### INSTRUCTION
Everything from the first line of the data below through the line that contains "ax.axis('off')" should be written out exactly, please, and nothing more; the pictures stay out.

### DATA

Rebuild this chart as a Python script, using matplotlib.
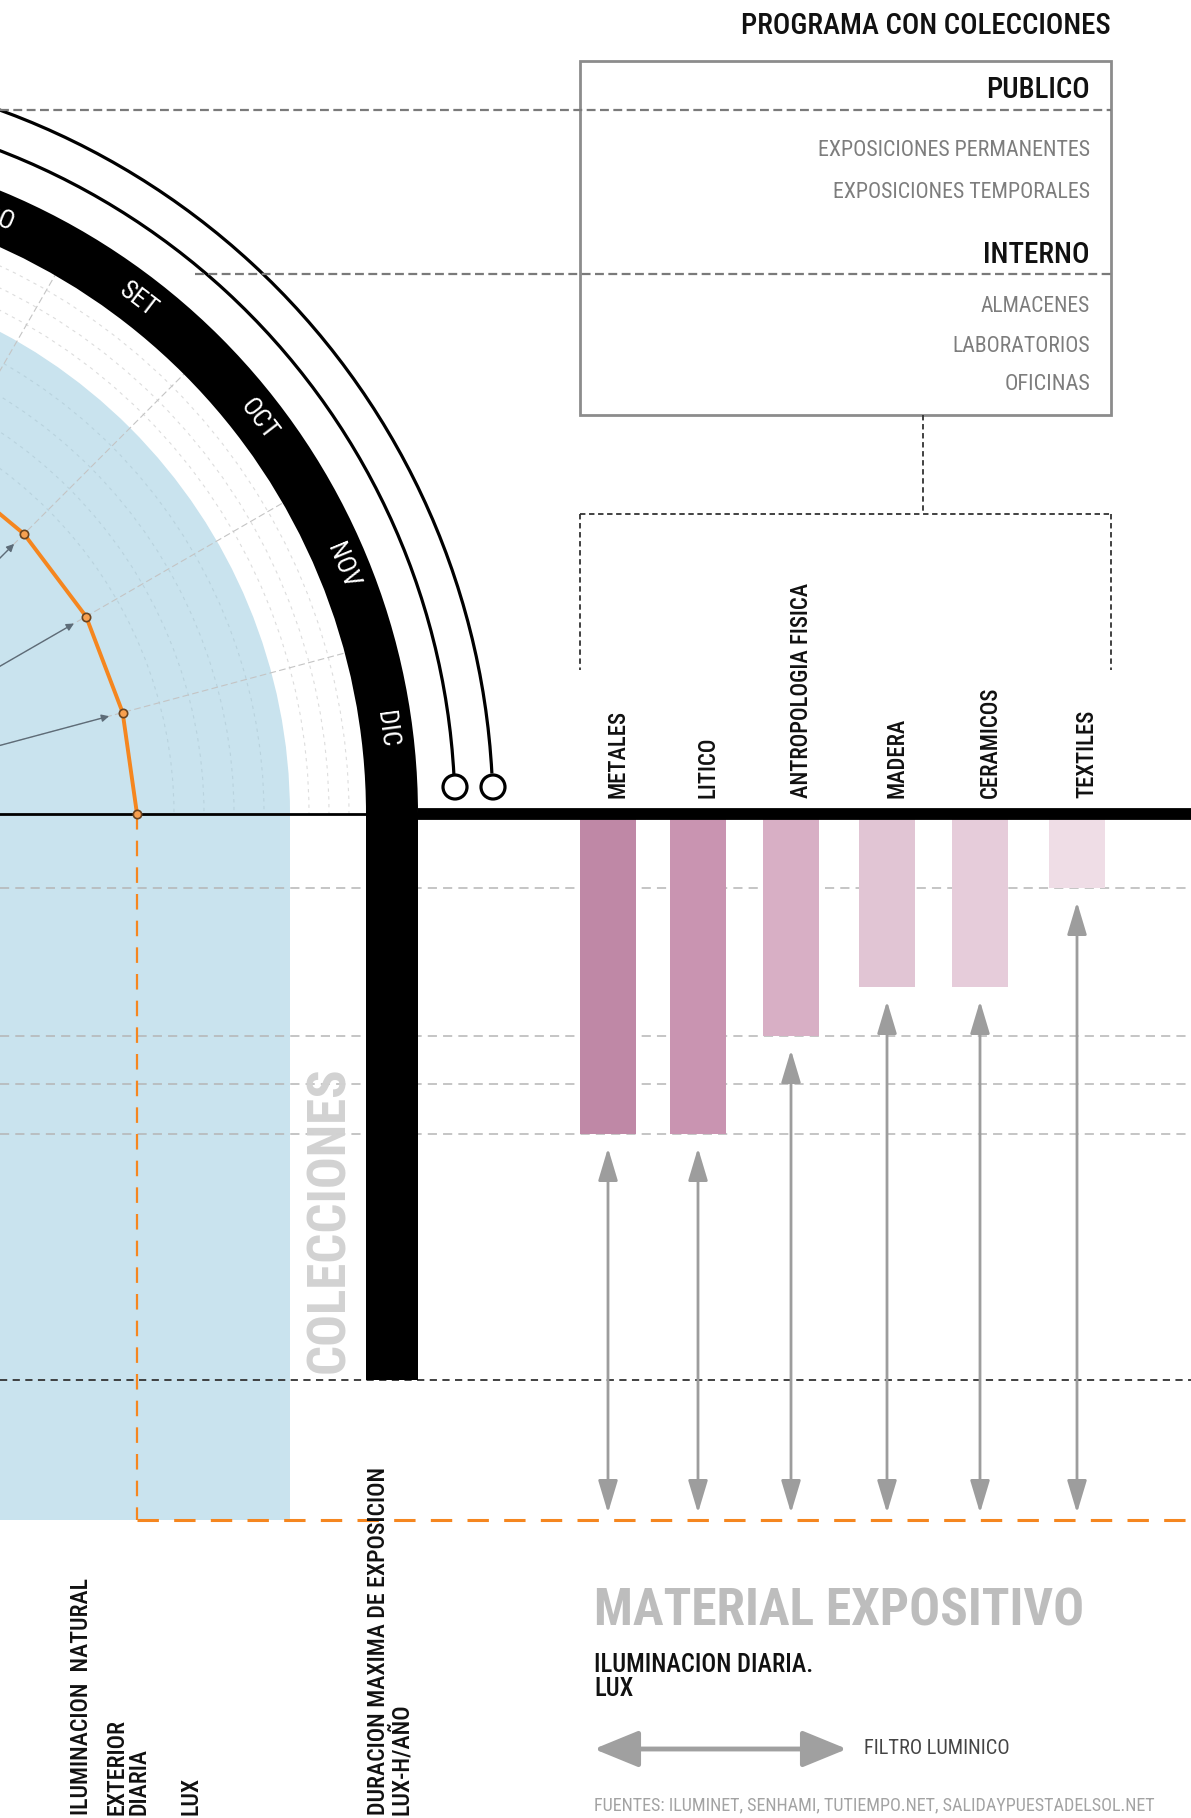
import numpy as np
import matplotlib
matplotlib.use('Agg')
import matplotlib.pyplot as plt
from matplotlib import font_manager
from matplotlib.patches import Rectangle, Circle, Wedge, Arc

# fuente condensada (tipo DIN) si esta instalada
nombres = {f.name for f in font_manager.fontManager.ttflist}
FUENTE = 'DejaVu Sans'
for cand in ['Roboto Condensed', 'Liberation Sans Narrow']:
    if cand in nombres:
        FUENTE = cand
        break
plt.rcParams['font.family'] = [FUENTE, 'DejaVu Sans']
if FUENTE == 'DejaVu Sans':
    plt.rcParams['font.stretch'] = 'condensed'

# ---------------- datos ----------------
meses = ['ENE', 'FEB', 'MAR', 'ABR', 'MAY', 'JUN', 'JUL', 'AGO', 'SET', 'OCT', 'NOV', 'DIC']

# iluminacion natural exterior diaria (radio en unidades del grafico), solo la parte visible
ilum_angulos = [0, 15, 30, 45, 60]
ilum_exterior = [393, 392, 395, 396, 400]

materiales = ['METALES', 'LITICO', 'ANTROPOLOGIA FISICA', 'MADERA', 'CERAMICOS', 'TEXTILES']
ilum_material = [320, 320, 222, 173, 173, 74]        # bajo la linea base
colores_mat = ['#bf88a6', '#c994b1', '#d8afc5', '#e1c5d4', '#e6ccda', '#efdde6']
niveles = [74, 222, 270, 320]
duracion_max = 566
nivel_exterior = 706

publico = ['EXPOSICIONES PERMANENTES', 'EXPOSICIONES TEMPORALES']
interno = ['ALMACENES', 'LABORATORIOS', 'OFICINAS']

# ---------------- geometria ----------------
W, H = 1191, 1818
CX, CY = -256, 814          # centro del semicirculo (fuera del lienzo)
R_AZUL = 546
R_BANDA_IN, R_BANDA_OUT = 622, 674
R_TEXTO = 648
R_ARCOS = [711, 749]
x_barras = [608, 698, 791, 887, 980, 1077]
ANCHO = 56

fig = plt.figure(figsize=(W / 100, H / 100), dpi=100)
ax = fig.add_axes([0, 0, 1, 1])
ax.set_xlim(0, W)
ax.set_ylim(H, 0)
ax.axis('off')

def polar(r, ang):
    a = np.radians(ang)
    return CX + r * np.cos(a), CY - r * np.sin(a)

# zona azul (iluminacion exterior)
azul = '#c9e3ee'
ax.add_patch(Wedge((CX, CY), R_AZUL, -180, 0, color=azul, lw=0, zorder=1))
ax.add_patch(Rectangle((0, CY), CX + R_AZUL, nivel_exterior, color=azul, lw=0, zorder=1))

# circulos guia
for r in [430, 460, 490, 520]:
    ax.add_patch(Arc((CX, CY), 2 * r, 2 * r, theta1=-180, theta2=0, color='#b9d3de',
                     lw=0.8, ls=(0, (3, 4)), zorder=2))
for r in [565, 585, 605]:
    ax.add_patch(Arc((CX, CY), 2 * r, 2 * r, theta1=-180, theta2=0, color='#dddddd',
                     lw=0.8, ls=(0, (3, 4)), zorder=2))
# radios
for ang in range(0, 181, 15):
    x1, y1 = polar(R_BANDA_IN, ang)
    ax.plot([CX, x1], [CY, y1], color='#c4c4c4', lw=0.8, ls=(0, (6, 3)), zorder=2)

# lineas de nivel
for v in niveles:
    ax.plot([0, W], [CY + v, CY + v], color='#b5b5b5', lw=1.1, ls=(0, (6, 4)), zorder=2)
ax.plot([0, W], [CY + duracion_max, CY + duracion_max], color='#333333', lw=1.3,
        ls=(0, (4, 3)), zorder=2)

# banda de meses y barra de duracion
ax.add_patch(Wedge((CX, CY), R_BANDA_OUT, -180, 0, width=R_BANDA_OUT - R_BANDA_IN,
                   color='black', lw=0, zorder=4))
ax.add_patch(Rectangle((CX + R_BANDA_IN, CY), R_BANDA_OUT - R_BANDA_IN, duracion_max,
                       color='black', lw=0, zorder=4))
for i, m in enumerate(meses):
    ang = 180 - 7.5 - 15 * i
    x, y = polar(R_TEXTO, ang)
    if x < -60:          # fuera del recorte
        continue
    ax.text(x, y, m, color='white', fontsize=19, rotation=ang - 90, rotation_mode='anchor',
            ha='center', va='center', zorder=8)

# arcos finos con remate circular
for r in R_ARCOS:
    ax.add_patch(Arc((CX, CY), 2 * r, 2 * r, theta1=-180, theta2=-3.1, color='black',
                     lw=2.3, zorder=4))
    ax.add_patch(Circle((CX + r, CY - 27), 12, fc='white', ec='black', lw=2.3, zorder=5))

# linea base
ax.plot([0, CX + R_BANDA_IN], [CY, CY], color='black', lw=2, zorder=5)
ax.plot([CX + R_BANDA_OUT, W], [CY, CY], color='black', lw=8.5, zorder=5, solid_capstyle='butt')

# lineas naranjas
naranja = '#f5861f'
x0 = CX + ilum_exterior[0]
ax.plot([x0, x0], [CY, CY + nivel_exterior], color=naranja, lw=1.6, ls=(0, (7, 5)), zorder=3)
ax.plot([x0, W], [CY + nivel_exterior, CY + nivel_exterior], color=naranja, lw=2.2,
        ls=(0, (7, 5)), zorder=3)

xs, ys = polar(np.array(ilum_exterior), np.array(ilum_angulos))
for r, ang in zip(ilum_exterior[1:], ilum_angulos[1:]):
    ax.annotate('', xy=polar(r - 14, ang), xytext=(CX, CY),
                arrowprops=dict(arrowstyle='-|>', color='#5d6c78', lw=1,
                                mutation_scale=11, shrinkA=0, shrinkB=0), zorder=5)
ax.plot(xs, ys, color=naranja, lw=2.8, zorder=6)
ax.plot(xs, ys, 'o', ms=6, mfc='#f7a050', mec='#6b4420', mew=1.2, zorder=7)

# barras de materiales
ax.bar(x_barras, ilum_material, width=ANCHO, bottom=CY, color=colores_mat, lw=0, zorder=3)
for x, v in zip(x_barras, ilum_material):
    ax.annotate('', xy=(x, CY + nivel_exterior - 7), xytext=(x, CY + v + 14),
                arrowprops=dict(arrowstyle='<|-|>,head_length=1.0,head_width=0.3',
                                color='#9d9d9d', lw=2, mutation_scale=20,
                                shrinkA=0, shrinkB=0), zorder=4)

etq_mat = []
for x, m in zip(x_barras, materiales):
    etq_mat.append(ax.text(x + 10, 798, m, rotation=90, ha='center', va='bottom',
                           color='#111111', fontsize=14, fontweight='medium', zorder=8))

# cuadro de programa
ax.add_patch(Rectangle((580, 61), 531, 354, fill=False, ec='#8c8c8c', lw=2, zorder=5))
ax.plot([0, 1111], [110, 110], color='#7a7a7a', lw=1.6, ls=(0, (4, 2)), zorder=5)
ax.plot([195, 1111], [274, 274], color='#7a7a7a', lw=1.6, ls=(0, (4, 2)), zorder=5)
for xa, ya, xb, yb in [(923, 415, 923, 514), (580, 514, 1111, 514),
                       (580, 514, 580, 670), (1111, 514, 1111, 670)]:
    ax.plot([xa, xb], [ya, yb], color='#333333', lw=1.3, ls=(0, (3, 2)), zorder=5)

ajustes = []
t = ax.text(1111, 26, 'PROGRAMA CON COLECCIONES', ha='right', va='center', color='#111111',
            fontsize=24, fontweight='medium')
ajustes.append((t, 371, False))
t = ax.text(1090, 90, 'PUBLICO', ha='right', va='center', color='#111111', fontsize=24,
            fontweight='medium')
ajustes.append((t, 104, False))
t = ax.text(1090, 255, 'INTERNO', ha='right', va='center', color='#111111', fontsize=24,
            fontweight='medium')
ajustes.append((t, 107, False))
for y, s, w in zip([150, 193], publico, [275, 259]):
    t = ax.text(1090, y, s, ha='right', va='center', color='#7d7d7d', fontsize=16)
    ajustes.append((t, w, False))
for y, s, w in zip([306, 346, 384], interno, [110, 138, 86]):
    t = ax.text(1090, y, s, ha='right', va='center', color='#7d7d7d', fontsize=16)
    ajustes.append((t, w, False))

t_col = ax.text(330, 1220, 'COLECCIONES', rotation=90, ha='center', va='center',
                color='#d2d2d2', fontsize=40, fontweight='bold', zorder=6)
ajustes.append((t_col, 307, True))

t = ax.text(594, 1612, 'MATERIAL EXPOSITIVO', ha='left', va='center', color='#bdbdbd',
            fontsize=36, fontweight='bold')
ajustes.append((t, 490, False))
t_dia = ax.text(594, 1677, 'ILUMINACION DIARIA.\nLUX', ha='left', va='center', color='#111111',
                fontsize=18, linespacing=1.0, fontweight='medium', multialignment='left')
ajustes.append((t_dia, 218, False))
ax.annotate('', xy=(847, 1749), xytext=(594, 1749),
            arrowprops=dict(arrowstyle='<|-|>,head_length=1.1,head_width=0.45',
                            color='#a0a0a0', lw=3.5, mutation_scale=25, shrinkA=0, shrinkB=0))
t = ax.text(864, 1749, 'FILTRO LUMINICO', ha='left', va='center', color='#444444', fontsize=16)
ajustes.append((t, 146, False))
t = ax.text(594, 1805, 'FUENTES: ILUMINET, SENHAMI, TUTIEMPO.NET, SALIDAYPUESTADELSOL.NET',
            ha='left', va='center', color='#a3a3a3', fontsize=14)
ajustes.append((t, 566, False))

t_nat = ax.text(81, 1815, 'ILUMINACION  NATURAL', rotation=90, ha='center', va='bottom',
                color='#111111', fontsize=16, fontweight='medium')
ajustes.append((t_nat, 238, True))
t_izq = [ax.text(128, 1815, 'EXTERIOR\nDIARIA', rotation=90, ha='center', va='bottom',
                 color='#111111', fontsize=16, linespacing=0.95, fontweight='medium',
                 multialignment='left'),
         ax.text(191, 1815, 'LUX', rotation=90, ha='center', va='bottom',
                 color='#111111', fontsize=16, fontweight='medium')]
t_dur = ax.text(390, 1815, 'DURACION MAXIMA DE EXPOSICION\nLUX-H/AÑO', rotation=90,
                ha='center', va='bottom', color='#111111', fontsize=16, linespacing=0.95,
                fontweight='medium', multialignment='left')
ajustes.append((t_dur, 351, True))

# ajustar tamaños de letra al largo medido en la referencia
fig.canvas.draw()
rend = fig.canvas.get_renderer()
for t, largo, vert in ajustes:
    bb = t.get_window_extent(rend)
    actual = bb.height if vert else bb.width
    t.set_fontsize(t.get_fontsize() * largo / actual)
bb = etq_mat[2].get_window_extent(rend)
fs_mat = etq_mat[2].get_fontsize() * 215 / bb.height
for t in etq_mat:
    t.set_fontsize(fs_mat)
for t in t_izq:
    t.set_fontsize(t_nat.get_fontsize())

fig.savefig('out.png', dpi=100)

### EXERCISE RESPONSE
Rebuild this chart as a Python script, using matplotlib.
import numpy as np
import matplotlib
matplotlib.use('Agg')
import matplotlib.pyplot as plt
from matplotlib import font_manager
from matplotlib.patches import Rectangle, Circle, Wedge, Arc

# fuente condensada (tipo DIN) si esta instalada
nombres = {f.name for f in font_manager.fontManager.ttflist}
FUENTE = 'DejaVu Sans'
for cand in ['Roboto Condensed', 'Liberation Sans Narrow']:
    if cand in nombres:
        FUENTE = cand
        break
plt.rcParams['font.family'] = [FUENTE, 'DejaVu Sans']
if FUENTE == 'DejaVu Sans':
    plt.rcParams['font.stretch'] = 'condensed'

# ---------------- datos ----------------
meses = ['ENE', 'FEB', 'MAR', 'ABR', 'MAY', 'JUN', 'JUL', 'AGO', 'SET', 'OCT', 'NOV', 'DIC']

# iluminacion natural exterior diaria (radio en unidades del grafico), solo la parte visible
ilum_angulos = [0, 15, 30, 45, 60]
ilum_exterior = [393, 392, 395, 396, 400]

materiales = ['METALES', 'LITICO', 'ANTROPOLOGIA FISICA', 'MADERA', 'CERAMICOS', 'TEXTILES']
ilum_material = [320, 320, 222, 173, 173, 74]        # bajo la linea base
colores_mat = ['#bf88a6', '#c994b1', '#d8afc5', '#e1c5d4', '#e6ccda', '#efdde6']
niveles = [74, 222, 270, 320]
duracion_max = 566
nivel_exterior = 706

publico = ['EXPOSICIONES PERMANENTES', 'EXPOSICIONES TEMPORALES']
interno = ['ALMACENES', 'LABORATORIOS', 'OFICINAS']

# ---------------- geometria ----------------
W, H = 1191, 1818
CX, CY = -256, 814          # centro del semicirculo (fuera del lienzo)
R_AZUL = 546
R_BANDA_IN, R_BANDA_OUT = 622, 674
R_TEXTO = 648
R_ARCOS = [711, 749]
x_barras = [608, 698, 791, 887, 980, 1077]
ANCHO = 56

fig = plt.figure(figsize=(W / 100, H / 100), dpi=100)
ax = fig.add_axes([0, 0, 1, 1])
ax.set_xlim(0, W)
ax.set_ylim(H, 0)
ax.axis('off')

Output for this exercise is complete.